Last month’s column explained how to make sure the entire team understands the pump system’s operation with an energy cost balance sheet. This column discusses using those techniques to work through the assessment process.
First, develop an energy cost balance sheet based on how the system currently operates. Then identify system improvement options, and generate an energy cost balance sheet for each. The balance sheets provide the plant’s financial management team with the data required to decide on an action plan based on the potential risks/rewards.
Current System Assessment
In the demineralized water system that has been used in this column, a typical process system is assessed. This system consists of a supply tank, centrifugal pump, process component, destination tank and two control loops (see Figure 1). Downstream from the process pump, some of the flow is returned to the supply tank to maintain a 100 psi pressure. The remainder of the system flow runs through the process component, flow element and onto the destination tank. The level in the destination tank is maintained at 5 feet by a level control valve.
Figure 1. The pump curve shows the location of the original flow, the flow of Option 1, and the flow and head of Option 2.
The flow rate into the system’s destination tank averages 2,500 gallons per minute (gpm) to maintain the tank level. This system is currently operates 8,000 hours per year to meet the plant’s production needs, and the system has operated this way since it was commissioned five years ago. An assessment was performed because of the system’s continuous operation, the position of the level control valve and because bypass control is used to maintain the pump’s downstream pressure.

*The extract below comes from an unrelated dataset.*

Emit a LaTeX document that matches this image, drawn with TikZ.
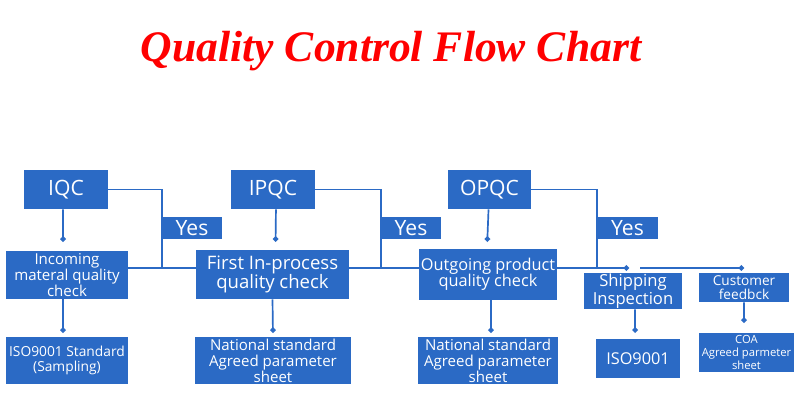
\documentclass[tikz,border=0pt]{standalone}
\usepackage{fontspec}
\setmainfont{Open Sans}
\newfontfamily\titlefont{Liberation Serif}
\usepackage{xcolor}
\usetikzlibrary{arrows.meta,calc,positioning}
\definecolor{qcblue}{HTML}{2B6AC5}
\definecolor{qcred}{HTML}{FF0000}
\newcommand{\fsz}[2]{\fontsize{#1}{#2}\selectfont}

\begin{document}
\begin{tikzpicture}[x=0.025cm,y=-0.025cm,
  box/.style={fill=qcblue,text=white,inner sep=0pt,align=center},
  link/.style={draw=qcblue,line width=1.2pt},
  tolink/.style={link,-{Circle[length=3.8pt]}}]
  \useasboundingbox (0,0) rectangle (800,418);
  \node[anchor=base,text=qcred,font=\titlefont\bfseries\itshape\fsz{31}{36}] (title) at (391,62) {Quality Control Flow Chart};
  % top row
  \node[box,minimum width=2.1cm,minimum height=0.975cm,font=\fsz{15}{18}] (iqc) at (66,189.5) {IQC};
  \node[box,minimum width=2.1cm,minimum height=0.975cm,font=\fsz{15}{18}] (ipqc) at (273,189.5) {IPQC};
  \node[box,minimum width=2.075cm,minimum height=0.975cm,font=\fsz{15}{18}] (opqc) at (489.5,189.5) {OPQC};
  \node[box,minimum width=1.5cm,minimum height=0.55cm,font=\fsz{15}{18}] (yes1) at (192,228) {Yes};
  \node[box,minimum width=1.5cm,minimum height=0.55cm,font=\fsz{15}{18}] (yes2) at (411,228) {Yes};
  \node[box,minimum width=1.525cm,minimum height=0.55cm,font=\fsz{15}{18}] (yes3) at (627.5,228) {Yes};
  % checks
  \node[box,minimum width=3.05cm,minimum height=1.2cm,font=\fsz{10.7}{11.6}] (incoming) at (67,275) {Incoming\\materal quality\\check};
  \node[box,minimum width=3.825cm,minimum height=1.225cm,font=\fsz{13.2}{13.8}] (first) at (272.5,274.5) {First In-process\\quality check};
  \node[box,minimum width=3.45cm,minimum height=1.275cm,font=\fsz{11.6}{11.6}] (outgoing) at (488,274.5) {Outgoing product\\quality check};
  \node[box,minimum width=2.45cm,minimum height=0.9cm,font=\fsz{11.8}{12.6}] (shipping) at (633,291) {Shipping\\Inspection};
  \node[box,minimum width=2.25cm,minimum height=0.725cm,font=\fsz{9.7}{9.8}] (customer) at (744,287.5) {Customer\\feedbck};
  % standards
  \node[box,minimum width=3.025cm,minimum height=1.175cm,font=\fsz{9.8}{10.7}] (isostd) at (67,360.5) {ISO9001 Standard\\(Sampling)};
  \node[box,minimum width=3.9cm,minimum height=1.175cm,font=\fsz{10.7}{11.4}] (natone) at (273,360.5) {National standard\\Agreed parameter\\sheet};
  \node[box,minimum width=3.5cm,minimum height=1.175cm,font=\fsz{10.7}{11.4}] (nattwo) at (488,360.5) {National standard\\Agreed parameter\\sheet};
  \node[box,minimum width=2.1cm,minimum height=0.975cm,font=\fsz{11.6}{12}] (iso) at (638,358.5) {ISO9001};
  \node[box,minimum width=2.375cm,minimum height=0.975cm,font=\fsz{8}{9}] (coa) at (746.5,352.5) {COA\\Agreed parmeter\\sheet};
  % bus line
  \coordinate (bus) at (0,268);
  \draw[link] (incoming.east |- bus) -- (first.west |- bus);
  \draw[link] (first.east |- bus) -- (outgoing.west |- bus);
  \draw[tolink] (outgoing.east |- bus) -- ([xshift=-2.8pt]shipping.north |- bus);
  \draw[tolink] ([xshift=5pt]shipping.north |- bus) -- (customer.north |- bus);
  % yes branches
  \draw[link] (iqc.east) -| (yes1.west |- bus);
  \draw[link] (ipqc.east) -| (yes2.west |- bus);
  \draw[link] (opqc.east) -| (yes3.west |- bus);
  % drops
  \draw[tolink,shorten >=6.4pt] ([xshift=-2.1pt]iqc.south) -- ([xshift=-2.8pt]incoming.north);
  \draw[tolink,shorten >=2.8pt] ([xshift=-2.8pt]incoming.south) -- ([xshift=-2.8pt]isostd.north);
  \draw[tolink,shorten >=5.7pt] ([xshift=2.1pt]ipqc.south) -- ([xshift=2.1pt]first.north);
  \draw[tolink,shorten >=2.8pt] (first.south) -- (natone.north);
  \draw[tolink,shorten >=5pt] ([xshift=-0.7pt]opqc.south) -- ([xshift=-0.7pt]outgoing.north);
  \draw[tolink,shorten >=2.8pt] ([xshift=2.1pt]outgoing.south) -- ([xshift=2.1pt]nattwo.north);
  \draw[tolink,shorten >=4.3pt] ([xshift=1.4pt]shipping.south) -- ([xshift=-2.1pt]iso.north);
  \draw[tolink,shorten >=7.1pt] (customer.south) -- ([xshift=-1.8pt]coa.north);
\end{tikzpicture}
\end{document}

The system currently operates with two circuits, a process circuit and a bypass circuit. Both circuits are supplied by a common pump, so the energy (or head) consumed by each circuit equals the head produced by the pump. The calculation of the pump operating cost (see Table 1) is critical.
Table 1. The energy cost balance sheet for the operating system—notice that the total pump energy and power cost is the same as the sum of the process circuits.
The manufacturer’s pump curve is key to understanding the pump’s operation (see Figure 1). The flow element shows the flow rate to the process tank required to maintain the level, and it does not include the bypass flow. The pump head of the process pump will be used to determine the flow rate through the pump. The installed pressure gauge on the pump discharge will be used in the calculation. The suction pressure will be calculated by using the liquid level in the supply tank, elevation of the pump suction and the estimated head loss in the suction pipeline.
A calculated pump head of 235 corresponds to a flow rate of 4,000 gpm and an efficiency of 83 percent according to the pump curve. A fluid density of 62 pounds per cubic foot (lb/ft3) was obtained from the process engineer, and the average power cost of $0.05 per kilowatt hour (kWh) was established by the energy assessment team. The annual pump operating cost (AOC) is calculated, using the equation on page 25, at $90,243 per year.
Because the process pump is the sole source of fluid energy, this cost represents the system’s energy cost. The energy cost balance sheet for the system under its current operation is provided in Table 1.
The head consumed by each element in the system and the associated power cost were calculated using the operating data from the installed plant instrumentation and the pump curve, process equipment data sheets, and control valve data sheets provided by their respective manufacturers. The calculation details will be explained in future columns.
In the energy cost balance sheet, approximately one-third of the total energy is used by the bypass circuit. It appears that the system is an excellent candidate for reducing operating cost and improving plant profitability.
System improvement opportunities can be analyzed. The primary focus is the elimination of the bypass circuit. Four alternatives are suggested:
- Change the plant’s operation procedure to eliminate the need to maintain a continual bypass for pressure regulation.
- Eliminate the bypass control and trim the impeller to reduce excessive head across the level control valve (LCV).
- Install a variable speed drive (VSD) to establish level control in the destination tank by varying the pump speed.
- Purchase a new pump to meet the current system’s needs.
The decision to implement any option should not be made quickly. Its effects on the system operation should be well understood by all stakeholders. However, identifying and sharing the cost of operation for each alternative helps encourage communication between the different plant groups.
After reviewing the design documents, the team learned that the bypass was originally installed to ensure a minimum flow through the process pump during plant startup and shutdown. Over time, the bypass was operated regardless of plant load to eliminate the possibility of low flow rate through the pump during large changes in plant load.
Plant operating records indicate that the flow rate through the system has never been below the manufacturers minimum flow value for the pump. After a discussion with the operations, instrument departments and the pump supplier, the team determined that continual bypass was not required. As a result, a systems assessment on the proposed changes was conducted.